**Exercise requirements:** Skip all pictures, then print the remaining material exactly.
[Start Dataset records]
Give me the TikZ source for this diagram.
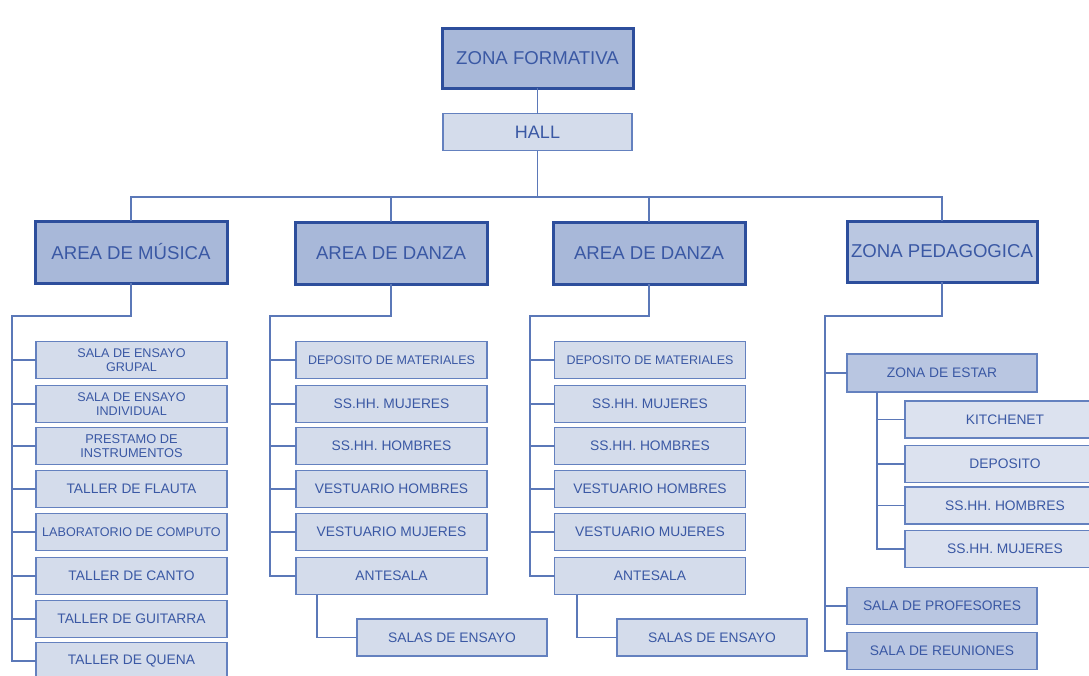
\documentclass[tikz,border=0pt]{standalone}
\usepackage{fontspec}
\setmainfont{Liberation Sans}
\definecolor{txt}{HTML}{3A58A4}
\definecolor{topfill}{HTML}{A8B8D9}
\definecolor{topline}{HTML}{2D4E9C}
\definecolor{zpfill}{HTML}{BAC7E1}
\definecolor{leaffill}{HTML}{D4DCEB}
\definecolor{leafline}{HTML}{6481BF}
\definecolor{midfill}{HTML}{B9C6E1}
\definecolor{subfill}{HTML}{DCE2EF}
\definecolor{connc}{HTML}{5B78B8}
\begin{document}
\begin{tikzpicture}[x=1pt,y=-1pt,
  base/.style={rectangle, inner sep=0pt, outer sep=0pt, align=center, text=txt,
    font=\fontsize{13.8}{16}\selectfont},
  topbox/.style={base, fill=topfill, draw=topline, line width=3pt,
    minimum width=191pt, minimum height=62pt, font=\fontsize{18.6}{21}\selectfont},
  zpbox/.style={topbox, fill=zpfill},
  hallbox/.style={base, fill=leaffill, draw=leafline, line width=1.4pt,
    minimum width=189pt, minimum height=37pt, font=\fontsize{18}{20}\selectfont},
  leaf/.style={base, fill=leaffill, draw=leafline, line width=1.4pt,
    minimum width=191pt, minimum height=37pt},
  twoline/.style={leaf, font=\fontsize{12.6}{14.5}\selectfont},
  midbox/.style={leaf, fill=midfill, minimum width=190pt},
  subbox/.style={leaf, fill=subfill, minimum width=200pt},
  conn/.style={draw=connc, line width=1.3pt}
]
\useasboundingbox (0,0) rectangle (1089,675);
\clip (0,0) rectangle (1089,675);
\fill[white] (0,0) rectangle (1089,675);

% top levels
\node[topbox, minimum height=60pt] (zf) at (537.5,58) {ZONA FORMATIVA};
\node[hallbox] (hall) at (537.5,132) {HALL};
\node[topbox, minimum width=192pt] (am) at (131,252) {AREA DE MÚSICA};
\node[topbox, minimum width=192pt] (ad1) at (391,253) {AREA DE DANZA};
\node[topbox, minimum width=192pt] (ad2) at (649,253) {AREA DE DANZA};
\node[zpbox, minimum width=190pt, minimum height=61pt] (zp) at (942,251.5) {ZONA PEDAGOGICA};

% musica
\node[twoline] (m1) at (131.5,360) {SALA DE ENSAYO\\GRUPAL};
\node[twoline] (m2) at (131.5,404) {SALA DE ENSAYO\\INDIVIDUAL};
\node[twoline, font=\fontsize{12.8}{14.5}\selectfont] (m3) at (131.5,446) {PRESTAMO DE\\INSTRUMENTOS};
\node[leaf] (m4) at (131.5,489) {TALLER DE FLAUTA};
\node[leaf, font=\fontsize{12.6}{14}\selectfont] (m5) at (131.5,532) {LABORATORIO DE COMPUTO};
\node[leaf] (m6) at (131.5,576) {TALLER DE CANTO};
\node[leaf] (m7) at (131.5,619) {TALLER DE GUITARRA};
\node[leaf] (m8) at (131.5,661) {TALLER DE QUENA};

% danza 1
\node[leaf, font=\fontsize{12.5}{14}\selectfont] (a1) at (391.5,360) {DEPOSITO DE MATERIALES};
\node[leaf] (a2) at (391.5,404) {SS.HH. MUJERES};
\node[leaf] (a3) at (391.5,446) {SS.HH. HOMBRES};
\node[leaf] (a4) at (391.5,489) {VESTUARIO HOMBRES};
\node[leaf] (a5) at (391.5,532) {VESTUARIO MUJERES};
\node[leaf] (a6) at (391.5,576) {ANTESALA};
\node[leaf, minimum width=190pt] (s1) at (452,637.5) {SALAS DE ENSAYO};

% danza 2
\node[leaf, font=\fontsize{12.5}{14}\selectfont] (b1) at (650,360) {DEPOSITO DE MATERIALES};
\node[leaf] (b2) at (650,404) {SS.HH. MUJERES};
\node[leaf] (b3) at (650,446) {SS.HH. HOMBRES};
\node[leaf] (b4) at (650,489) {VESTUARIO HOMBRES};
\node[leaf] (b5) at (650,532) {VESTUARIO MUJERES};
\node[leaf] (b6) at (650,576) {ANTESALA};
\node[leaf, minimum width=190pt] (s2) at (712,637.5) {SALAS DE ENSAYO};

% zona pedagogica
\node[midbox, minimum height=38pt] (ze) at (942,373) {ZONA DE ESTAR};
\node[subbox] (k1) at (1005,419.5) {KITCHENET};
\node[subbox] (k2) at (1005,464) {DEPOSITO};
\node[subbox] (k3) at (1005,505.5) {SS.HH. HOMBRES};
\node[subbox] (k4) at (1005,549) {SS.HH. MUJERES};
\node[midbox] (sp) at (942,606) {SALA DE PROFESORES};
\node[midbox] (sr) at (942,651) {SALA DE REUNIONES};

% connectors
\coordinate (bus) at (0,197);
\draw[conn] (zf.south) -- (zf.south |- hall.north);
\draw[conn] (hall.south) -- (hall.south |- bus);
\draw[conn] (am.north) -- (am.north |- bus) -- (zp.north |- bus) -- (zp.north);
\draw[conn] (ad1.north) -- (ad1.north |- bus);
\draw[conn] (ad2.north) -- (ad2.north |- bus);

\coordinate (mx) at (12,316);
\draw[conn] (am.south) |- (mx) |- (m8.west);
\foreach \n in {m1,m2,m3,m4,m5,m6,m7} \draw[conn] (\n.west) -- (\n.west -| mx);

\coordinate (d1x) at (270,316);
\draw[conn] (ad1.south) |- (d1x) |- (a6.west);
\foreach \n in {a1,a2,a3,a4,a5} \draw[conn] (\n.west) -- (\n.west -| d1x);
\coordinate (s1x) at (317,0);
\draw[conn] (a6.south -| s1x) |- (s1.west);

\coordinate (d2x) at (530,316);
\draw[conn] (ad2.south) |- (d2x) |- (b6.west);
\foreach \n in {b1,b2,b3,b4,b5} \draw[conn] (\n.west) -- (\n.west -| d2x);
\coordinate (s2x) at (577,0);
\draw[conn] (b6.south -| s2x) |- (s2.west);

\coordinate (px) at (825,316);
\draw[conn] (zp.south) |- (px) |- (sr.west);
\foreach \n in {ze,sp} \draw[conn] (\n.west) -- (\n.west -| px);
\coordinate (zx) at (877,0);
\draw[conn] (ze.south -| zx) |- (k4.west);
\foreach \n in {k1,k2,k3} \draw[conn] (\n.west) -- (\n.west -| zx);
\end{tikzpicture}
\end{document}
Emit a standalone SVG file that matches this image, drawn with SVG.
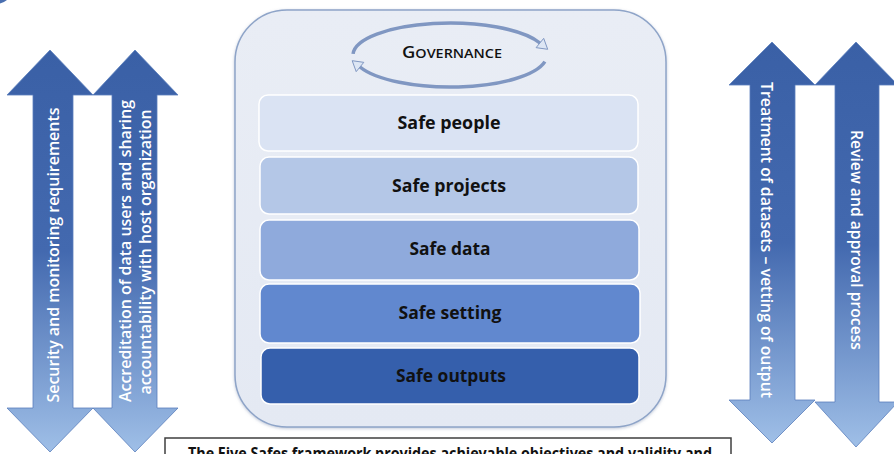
[End Dataset records]
**Full solution:**
Give me the TikZ source for this diagram.
\documentclass[tikz,border=0pt]{standalone}
\usepackage{fontspec}
\setmainfont{Liberation Sans}
\definecolor{txt}{HTML}{3A58A4}
\definecolor{topfill}{HTML}{A8B8D9}
\definecolor{topline}{HTML}{2D4E9C}
\definecolor{zpfill}{HTML}{BAC7E1}
\definecolor{leaffill}{HTML}{D4DCEB}
\definecolor{leafline}{HTML}{6481BF}
\definecolor{midfill}{HTML}{B9C6E1}
\definecolor{subfill}{HTML}{DCE2EF}
\definecolor{connc}{HTML}{5B78B8}
\begin{document}
\begin{tikzpicture}[x=1pt,y=-1pt,
  base/.style={rectangle, inner sep=0pt, outer sep=0pt, align=center, text=txt,
    font=\fontsize{13.8}{16}\selectfont},
  topbox/.style={base, fill=topfill, draw=topline, line width=3pt,
    minimum width=191pt, minimum height=62pt, font=\fontsize{18.6}{21}\selectfont},
  zpbox/.style={topbox, fill=zpfill},
  hallbox/.style={base, fill=leaffill, draw=leafline, line width=1.4pt,
    minimum width=189pt, minimum height=37pt, font=\fontsize{18}{20}\selectfont},
  leaf/.style={base, fill=leaffill, draw=leafline, line width=1.4pt,
    minimum width=191pt, minimum height=37pt},
  twoline/.style={leaf, font=\fontsize{12.6}{14.5}\selectfont},
  midbox/.style={leaf, fill=midfill, minimum width=190pt},
  subbox/.style={leaf, fill=subfill, minimum width=200pt},
  conn/.style={draw=connc, line width=1.3pt}
]
\useasboundingbox (0,0) rectangle (1089,675);
\clip (0,0) rectangle (1089,675);
\fill[white] (0,0) rectangle (1089,675);

% top levels
\node[topbox, minimum height=60pt] (zf) at (537.5,58) {ZONA FORMATIVA};
\node[hallbox] (hall) at (537.5,132) {HALL};
\node[topbox, minimum width=192pt] (am) at (131,252) {AREA DE MÚSICA};
\node[topbox, minimum width=192pt] (ad1) at (391,253) {AREA DE DANZA};
\node[topbox, minimum width=192pt] (ad2) at (649,253) {AREA DE DANZA};
\node[zpbox, minimum width=190pt, minimum height=61pt] (zp) at (942,251.5) {ZONA PEDAGOGICA};

% musica
\node[twoline] (m1) at (131.5,360) {SALA DE ENSAYO\\GRUPAL};
\node[twoline] (m2) at (131.5,404) {SALA DE ENSAYO\\INDIVIDUAL};
\node[twoline, font=\fontsize{12.8}{14.5}\selectfont] (m3) at (131.5,446) {PRESTAMO DE\\INSTRUMENTOS};
\node[leaf] (m4) at (131.5,489) {TALLER DE FLAUTA};
\node[leaf, font=\fontsize{12.6}{14}\selectfont] (m5) at (131.5,532) {LABORATORIO DE COMPUTO};
\node[leaf] (m6) at (131.5,576) {TALLER DE CANTO};
\node[leaf] (m7) at (131.5,619) {TALLER DE GUITARRA};
\node[leaf] (m8) at (131.5,661) {TALLER DE QUENA};

% danza 1
\node[leaf, font=\fontsize{12.5}{14}\selectfont] (a1) at (391.5,360) {DEPOSITO DE MATERIALES};
\node[leaf] (a2) at (391.5,404) {SS.HH. MUJERES};
\node[leaf] (a3) at (391.5,446) {SS.HH. HOMBRES};
\node[leaf] (a4) at (391.5,489) {VESTUARIO HOMBRES};
\node[leaf] (a5) at (391.5,532) {VESTUARIO MUJERES};
\node[leaf] (a6) at (391.5,576) {ANTESALA};
\node[leaf, minimum width=190pt] (s1) at (452,637.5) {SALAS DE ENSAYO};

% danza 2
\node[leaf, font=\fontsize{12.5}{14}\selectfont] (b1) at (650,360) {DEPOSITO DE MATERIALES};
\node[leaf] (b2) at (650,404) {SS.HH. MUJERES};
\node[leaf] (b3) at (650,446) {SS.HH. HOMBRES};
\node[leaf] (b4) at (650,489) {VESTUARIO HOMBRES};
\node[leaf] (b5) at (650,532) {VESTUARIO MUJERES};
\node[leaf] (b6) at (650,576) {ANTESALA};
\node[leaf, minimum width=190pt] (s2) at (712,637.5) {SALAS DE ENSAYO};

% zona pedagogica
\node[midbox, minimum height=38pt] (ze) at (942,373) {ZONA DE ESTAR};
\node[subbox] (k1) at (1005,419.5) {KITCHENET};
\node[subbox] (k2) at (1005,464) {DEPOSITO};
\node[subbox] (k3) at (1005,505.5) {SS.HH. HOMBRES};
\node[subbox] (k4) at (1005,549) {SS.HH. MUJERES};
\node[midbox] (sp) at (942,606) {SALA DE PROFESORES};
\node[midbox] (sr) at (942,651) {SALA DE REUNIONES};

% connectors
\coordinate (bus) at (0,197);
\draw[conn] (zf.south) -- (zf.south |- hall.north);
\draw[conn] (hall.south) -- (hall.south |- bus);
\draw[conn] (am.north) -- (am.north |- bus) -- (zp.north |- bus) -- (zp.north);
\draw[conn] (ad1.north) -- (ad1.north |- bus);
\draw[conn] (ad2.north) -- (ad2.north |- bus);

\coordinate (mx) at (12,316);
\draw[conn] (am.south) |- (mx) |- (m8.west);
\foreach \n in {m1,m2,m3,m4,m5,m6,m7} \draw[conn] (\n.west) -- (\n.west -| mx);

\coordinate (d1x) at (270,316);
\draw[conn] (ad1.south) |- (d1x) |- (a6.west);
\foreach \n in {a1,a2,a3,a4,a5} \draw[conn] (\n.west) -- (\n.west -| d1x);
\coordinate (s1x) at (317,0);
\draw[conn] (a6.south -| s1x) |- (s1.west);

\coordinate (d2x) at (530,316);
\draw[conn] (ad2.south) |- (d2x) |- (b6.west);
\foreach \n in {b1,b2,b3,b4,b5} \draw[conn] (\n.west) -- (\n.west -| d2x);
\coordinate (s2x) at (577,0);
\draw[conn] (b6.south -| s2x) |- (s2.west);

\coordinate (px) at (825,316);
\draw[conn] (zp.south) |- (px) |- (sr.west);
\foreach \n in {ze,sp} \draw[conn] (\n.west) -- (\n.west -| px);
\coordinate (zx) at (877,0);
\draw[conn] (ze.south -| zx) |- (k4.west);
\foreach \n in {k1,k2,k3} \draw[conn] (\n.west) -- (\n.west -| zx);
\end{tikzpicture}
\end{document}
Emit a standalone SVG file that matches this image, drawn with SVG.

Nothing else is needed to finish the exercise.